Грязь въелась в морщины лица Артиста, она глубже обозначала их, оттого его лицо казалось постаревшим, болезненным.

– Артист, ты спрашиваешь, почему я враждую с Шарханом. Когда я был подавлен смертью отца, он со своим отцом украл все мое добро. Потом они угнали весь мой скот. Украли и на запчасти продали автомобиль «Волгу» моего отца. Я сколотил деньги, купил автомобиль «Ниву», его люди Шархана подожгли в моем дворе. За это они от звонка до звонка сидели в тюрьме, отмотали весь свой срок. Его отец не вернулся, скончался в тюрьме. В тюрьму я их не сажал, они туда сами напросились. Теперь за это Шархан хочет мне отомстить. А за что? Ты, Артист, или не замечаешь, или делаешь вид, что не замечаешь, что этот человек – зверь. Он еще и клятвопреступник. После тюрьмы на Коране поклялся, что со мной больше не будет враждовать. Но после заверений не прошло несколько дней, он нарушил данное слово. Он за грязные деньги продает свою душу, сельчан, друзей… Артист, скажи, как можно с ним дружить?

– Не знаю, Хасан, мне он ничего плохого не сделал.

– Думаю, и хорошего тоже!

Артист промолчал.

– Почему ты, Артист, молчишь?

– Ты знаешь, Хасан, святое правило Шархана? Не знаешь, подскажу: кто мешает, того он со своей дороги убирает. И я одобряю это правило.

– Не говори глупостей, Артист… Вы что, на себя взяли роль палачей? Это преступление!

– Мы глупые, а ты – умный, Хасан. Посмотрим, чья возьмет. Нет, мы не палачи, но любому, кто становится поперек нашей дороги, вправляем мозги. Скажи, где волчата, и мы отпустим тебя домой.

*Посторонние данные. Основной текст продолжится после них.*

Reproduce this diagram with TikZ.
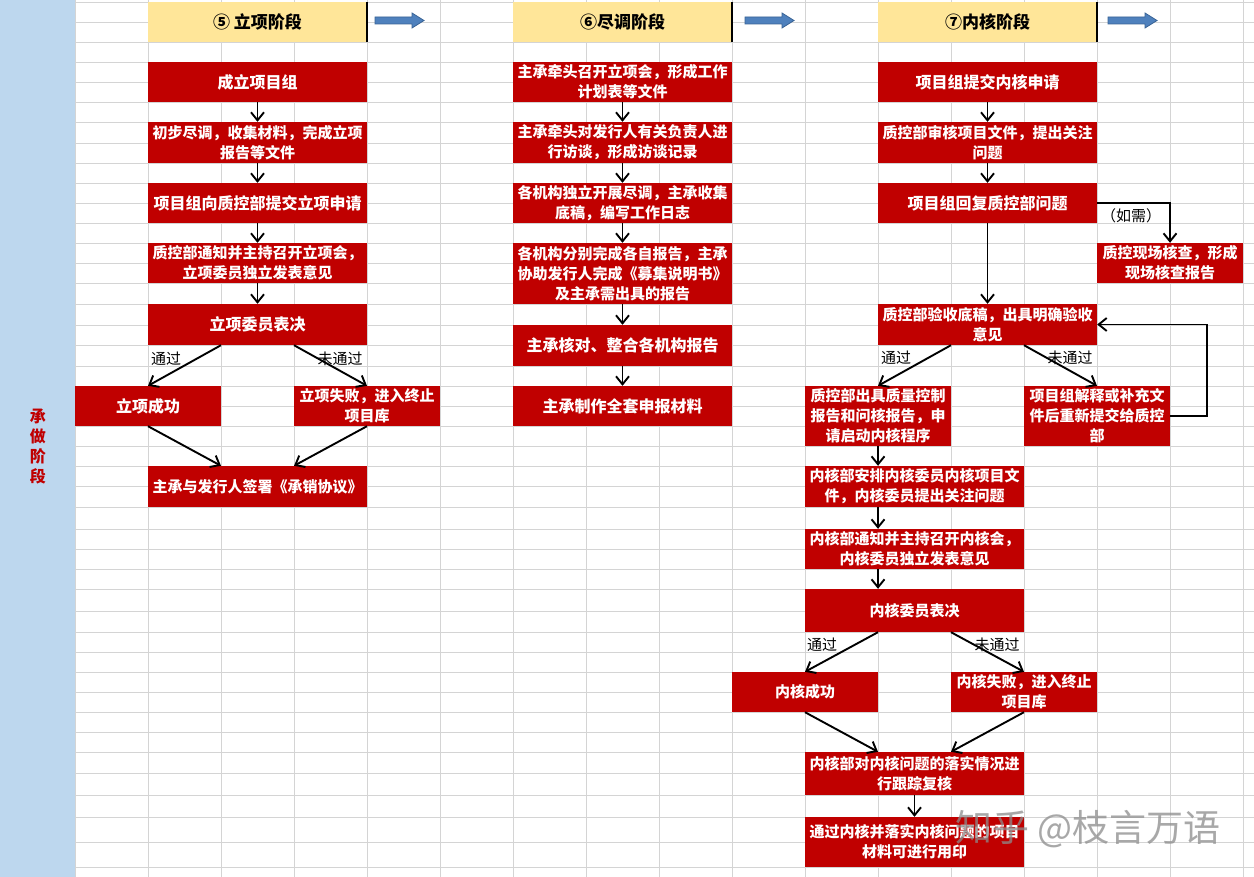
\documentclass[tikz,border=0pt]{standalone}
\usepackage{fontspec}
\newfontfamily\cjk{Noto Sans CJK SC}
\usetikzlibrary{arrows.meta}

\definecolor{boxred}{HTML}{C00000}
\definecolor{hdryellow}{HTML}{FFE699}
\definecolor{sideblue}{HTML}{BDD7EE}
\definecolor{cellline}{HTML}{D4D4D4}
\definecolor{arrblue}{HTML}{4F81BD}
\definecolor{arredge}{HTML}{3A6496}

\tikzset{
    box/.style={fill=boxred, text=white, font=\cjk\bfseries\fontsize{15}{20}\selectfont,
        align=center, inner sep=0pt, minimum width=219pt, minimum height=40pt},
    half/.style={minimum width=146pt},
    big/.style={font=\cjk\bfseries\fontsize{16}{20}\selectfont},
    hdr/.style={fill=hdryellow, font=\cjk\bfseries\fontsize{17}{20}\selectfont,
        inner sep=0pt, minimum width=219pt, minimum height=40pt},
    lbl/.style={font=\cjk\fontsize{15}{18}\selectfont, inner sep=0pt},
    arr/.style={line width=1.9pt, -{Straight Barb[length=8pt,width=13pt]}},
    gridln/.style={draw=cellline, line width=0.8pt},
    stagearr/.style={fill=arrblue, draw=arredge, line width=0.8pt},
    wmark/.style={font=\cjk\fontsize{37}{40}\selectfont, text=black!45, opacity=0.75, inner sep=0pt}
}

\begin{document}
\begin{tikzpicture}[x=1pt, y=-1pt]
    \useasboundingbox (0,0) rectangle (1254,877);
    \fill[white] (0,0) rectangle (1254,877);

    % sheet grid
    \foreach \gx in {75,148,...,1243}
        \draw[gridln] (\gx,0) -- (\gx,877);
    \foreach \gy in {2,22,42,62,82,102,122,143,163,183,203,223,243,263,283,304,325,345,366,386,406,426,446,466,486,507,529,549,569,589,611,632,652,672,692,712,732,752,773,795,817,842,867}
        \draw[gridln] (0,\gy) -- (1254,\gy);

    \fill[sideblue] (0,0) rectangle (75,877);
    \node[font=\cjk\bfseries\fontsize{16}{20}\selectfont, text=boxred, align=center, inner sep=0pt] (side) at (38,447) {承\\做\\阶\\段};

    % stage headers
    \node[hdr] (hd5) at (257.5,22) {⑤ 立项阶段};
    \node[hdr] (hd6) at (622.5,22) {⑥尽调阶段};
    \node[hdr] (hd7) at (987.5,22) {⑦内核阶段};
    \foreach \hd in {hd5,hd6,hd7}
        \draw[line width=1.6pt] (\hd.north east) -- (\hd.south east);
    \foreach \ax in {375,745,1108}
        \filldraw[stagearr] (\ax,17) -- ++(37,0) -- ++(0,-4) -- ++(12,7.5) -- ++(-12,7.5) -- ++(0,-4) -- ++(-37,0) -- cycle;

    % 立项
    \node[box,big] (lxteam) at (257.5,82) {成立项目组};
    \node[box, minimum height=41pt] (lxdd) at (257.5,142.5) {初步尽调，收集材料，完成立项\\报告等文件};
    \node[box,big] (lxapply) at (257.5,203) {项目组向质控部提交立项申请};
    \node[box] (lxmeet) at (257.5,263) {质控部通知并主持召开立项会，\\立项委员独立发表意见};
    \node[box,big, minimum height=41pt] (lxvote) at (257.5,324.5) {立项委员表决};
    \node[box,big,half] (lxok) at (148,406) {立项成功};
    \node[box,half] (lxfail) at (367,406) {立项失败，进入终止\\项目库};
    \node[box, minimum height=41pt] (lxsign) at (257.5,486.5) {主承与发行人签署《承销协议》};

    \draw[arr] (lxteam.south) -- (lxdd.north);
    \draw[arr] (lxdd.south) -- (lxapply.north);
    \draw[arr] (lxapply.south) -- (lxmeet.north);
    \draw[arr] (lxmeet.south) -- (lxvote.north);
    \draw[arr] ([xshift=-36.5pt]lxvote.south) -- (lxok.north);
    \draw[arr] ([xshift=36.5pt]lxvote.south) -- (lxfail.north);
    \draw[arr] (lxok.south) -- ([xshift=-36.5pt]lxsign.north);
    \draw[arr] (lxfail.south) -- ([xshift=36.5pt]lxsign.north);
    \node[lbl] (lxyes) at (166,359) {通过};
    \node[lbl] (lxno) at (340,359) {未通过};

    % 尽调
    \node[box] (ddkick) at (622.5,82) {主承牵头召开立项会，形成工作\\计划表等文件};
    \node[box, minimum height=41pt] (ddtalk) at (622.5,142.5) {主承牵头对发行人有关负责人进\\行访谈，形成访谈记录};
    \node[box] (ddwork) at (622.5,203) {各机构独立开展尽调，主承收集\\底稿，编写工作日志};
    \node[box, minimum height=61pt] (ddrep) at (622.5,273.5) {各机构分别完成各自报告，主承\\协助发行人完成《募集说明书》\\及主承需出具的报告};
    \node[box,big, minimum height=41pt] (ddcheck) at (622.5,345.5) {主承核对、整合各机构报告};
    \node[box,big] (ddmake) at (622.5,406) {主承制作全套申报材料};

    \draw[arr] (ddkick.south) -- (ddtalk.north);
    \draw[arr] (ddtalk.south) -- (ddwork.north);
    \draw[arr] (ddwork.south) -- (ddrep.north);
    \draw[arr] (ddrep.south) -- (ddcheck.north);
    \draw[arr] (ddcheck.south) -- (ddmake.north);

    % 内核
    \node[box,big] (nhapply) at (987.5,82) {项目组提交内核申请};
    \node[box, minimum height=41pt] (nhaudit) at (987.5,142.5) {质控部审核项目文件，提出关注\\问题};
    \node[box,big] (nhreply) at (987.5,203) {项目组回复质控部问题};
    \node[box,half] (nhsite) at (1170,263) {质控现场核查，形成\\现场核查报告};
    \node[box, minimum height=41pt] (nhcheck) at (987.5,324.5) {质控部验收底稿，出具明确验收\\意见};
    \node[box,half, minimum height=60pt] (nhqc) at (878,416) {质控部出具质量控制\\报告和问核报告，申\\请启动内核程序};
    \node[box,half, minimum height=60pt] (nhfix) at (1097,416) {项目组解释或补充文\\件后重新提交给质控\\部};
    \node[box, minimum height=41pt] (nhplan) at (914.5,486.5) {内核部安排内核委员内核项目文\\件，内核委员提出关注问题};
    \node[box] (nhmeet) at (914.5,549) {内核部通知并主持召开内核会，\\内核委员独立发表意见};
    \node[box, minimum height=43pt] (nhvote) at (914.5,610.5) {内核委员表决};
    \node[box,half] (nhok) at (805,692) {内核成功};
    \node[box,half] (nhfail) at (1024,692) {内核失败，进入终止\\项目库};
    \node[box, minimum height=43pt] (nhtrack) at (914.5,773.5) {内核部对内核问题的落实情况进\\行跟踪复核};
    \node[box, minimum height=50pt] (nhseal) at (914.5,842) {通过内核并落实内核问题的项目\\材料可进行用印};

    \draw[arr] (nhapply.south) -- (nhaudit.north);
    \draw[arr] (nhaudit.south) -- (nhreply.north);
    \draw[arr] (nhreply.south) -- (nhcheck.north);
    \draw[arr] (nhreply.east) -| (nhsite.north);
    \node[lbl] (nhneed) at (1131,216) {（如需）};
    \draw[arr] ([xshift=-36.5pt]nhcheck.south) -- (nhqc.north);
    \draw[arr] ([xshift=36.5pt]nhcheck.south) -- (nhfix.north);
    \draw[arr] (nhfix.east) -- ++(37,0) |- (nhcheck.east);
    \node[lbl] (nhyes) at (896,358) {通过};
    \node[lbl] (nhno) at (1070,358) {未通过};
    \draw[arr] (nhqc.south) -- ([xshift=-36.5pt]nhplan.north);
    \draw[arr] ([xshift=-36.5pt]nhplan.south) -- ([xshift=-36.5pt]nhmeet.north);
    \draw[arr] ([xshift=-36.5pt]nhmeet.south) -- ([xshift=-36.5pt]nhvote.north);
    \draw[arr] ([xshift=-36.5pt]nhvote.south) -- (nhok.north);
    \draw[arr] ([xshift=36.5pt]nhvote.south) -- (nhfail.north);
    \node[lbl] (nhyes2) at (822,645) {通过};
    \node[lbl] (nhno2) at (997,645) {未通过};
    \draw[arr] (nhok.south) -- ([xshift=-36.5pt]nhtrack.north);
    \draw[arr] (nhfail.south) -- ([xshift=36.5pt]nhtrack.north);
    \draw[arr] (nhtrack.south) -- (nhseal.north);

    \node[wmark] (zhihu) at (1088,829) {知乎 @枝言万语};
\end{tikzpicture}
\end{document}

– В волчьем логове, – спокойно ответил Хасан.

«Хорошо, что я их спрятал в Пещере кизилбашей. А там волчата быстро спрячутся: под пещерой в разные направления проложены десятки метров подземных лабиринтов и разветвлений», – подумал он.

– Хасан, думаешь, мы тебе так и поверили? В волчьем логове их нет! – желтые зрачки вдруг широко распахнувшихся глаз Артиста хитро уставились на Хасана.

– Давайте мы убьем его, что с ним церемониться! – вскипел Шархан.

– Да уймись, ты! – крикнул на него Артист. – Никуда твои волчата не денутся! А пока свяжите его, пусть подумает. Что-то у меня в утробе заурчало, – разглаживая живот, он переменил тему разговора, – пора заправляться. Собирайте сухой хворост, разожгите костер, жарьте шашлыки! Будем гулять.

– Скорее бы так, Артист! Мы мигом! – воодушевился Пеликан и с тесаком забегался по поляне в поисках сухой хворостины.

– Хасан, не ударяйся в грязь лицом, ведь ты ученый мужик! – неожиданно переменил тему разговора Артист. – Человек человеку может быть или другом, или врагом. Если от дружбы ты отказываешься, врагом Шархана оставлять тебя опасно! У тебя остается одна участь – быть его рабом. Надень-ка, Пеликан, на его шею колодку! Да зааркань его! Он будет скотиной Шархана… – загорелись глаза Артиста. – Шархан, ты хочешь иметь говорящую скотину?